What is needed |
Below are some entries. Transcribe the lines from the one holding "Recreate this image" to the one holding "plt.rcParams['font.family'] = ['Liberation", inclusive, but not the pictures among them.

Extracted material |
┄┄┄┄┄┄
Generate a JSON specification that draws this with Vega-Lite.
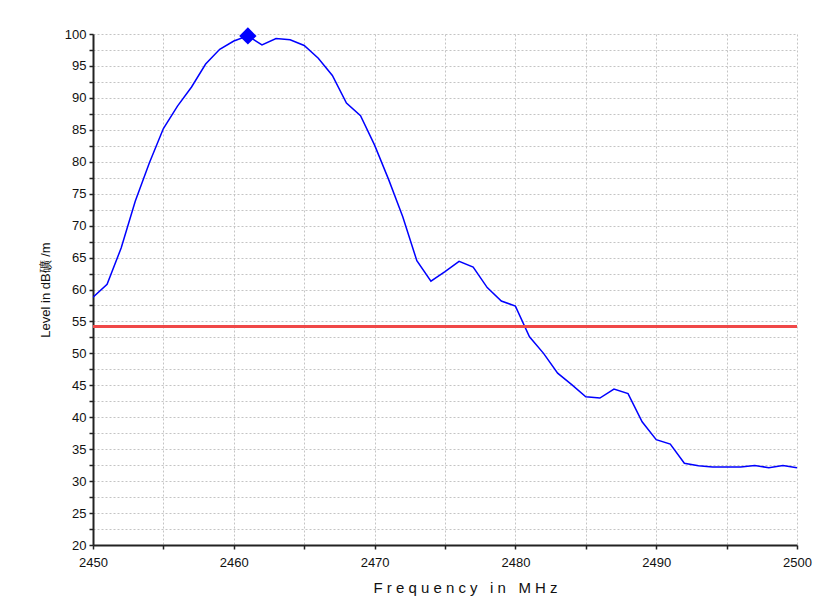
┄┄┄┄┄┄
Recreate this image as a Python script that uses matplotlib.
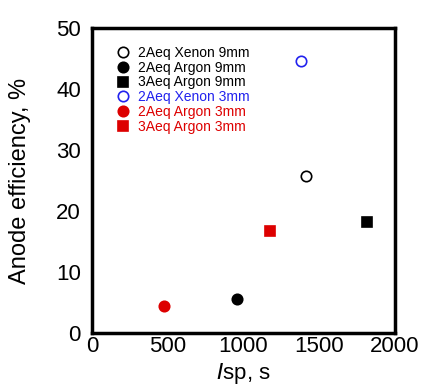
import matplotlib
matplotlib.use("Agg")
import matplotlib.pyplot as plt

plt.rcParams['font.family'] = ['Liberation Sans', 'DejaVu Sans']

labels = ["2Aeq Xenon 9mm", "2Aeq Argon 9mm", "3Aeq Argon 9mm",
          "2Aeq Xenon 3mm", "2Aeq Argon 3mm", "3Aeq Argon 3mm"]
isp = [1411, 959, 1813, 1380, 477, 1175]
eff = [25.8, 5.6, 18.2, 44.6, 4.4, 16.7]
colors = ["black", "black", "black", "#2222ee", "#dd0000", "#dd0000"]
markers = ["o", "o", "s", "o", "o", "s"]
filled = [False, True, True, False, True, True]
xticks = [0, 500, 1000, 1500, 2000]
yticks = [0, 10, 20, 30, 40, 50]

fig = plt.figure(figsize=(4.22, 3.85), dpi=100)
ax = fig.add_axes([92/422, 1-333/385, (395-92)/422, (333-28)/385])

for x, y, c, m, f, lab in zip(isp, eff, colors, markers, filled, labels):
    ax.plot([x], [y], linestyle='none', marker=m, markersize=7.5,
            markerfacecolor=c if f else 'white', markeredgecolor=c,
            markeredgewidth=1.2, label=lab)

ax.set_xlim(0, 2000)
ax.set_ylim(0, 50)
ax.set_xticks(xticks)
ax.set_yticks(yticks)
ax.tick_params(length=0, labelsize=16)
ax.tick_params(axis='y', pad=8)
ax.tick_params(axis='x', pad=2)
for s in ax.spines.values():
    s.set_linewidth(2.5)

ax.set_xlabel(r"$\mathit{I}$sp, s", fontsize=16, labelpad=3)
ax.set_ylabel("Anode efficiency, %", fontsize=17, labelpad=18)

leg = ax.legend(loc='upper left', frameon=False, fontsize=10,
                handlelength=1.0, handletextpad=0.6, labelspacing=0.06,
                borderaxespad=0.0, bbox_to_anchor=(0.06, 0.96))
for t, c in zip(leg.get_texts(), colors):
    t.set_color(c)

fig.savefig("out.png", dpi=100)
┄┄┄┄┄┄
Result for this task |
Recreate this image as a Python script that uses matplotlib.
import matplotlib
matplotlib.use("Agg")
import matplotlib.pyplot as plt

plt.rcParams['font.family'] = ['Liberation Sans', 'DejaVu Sans']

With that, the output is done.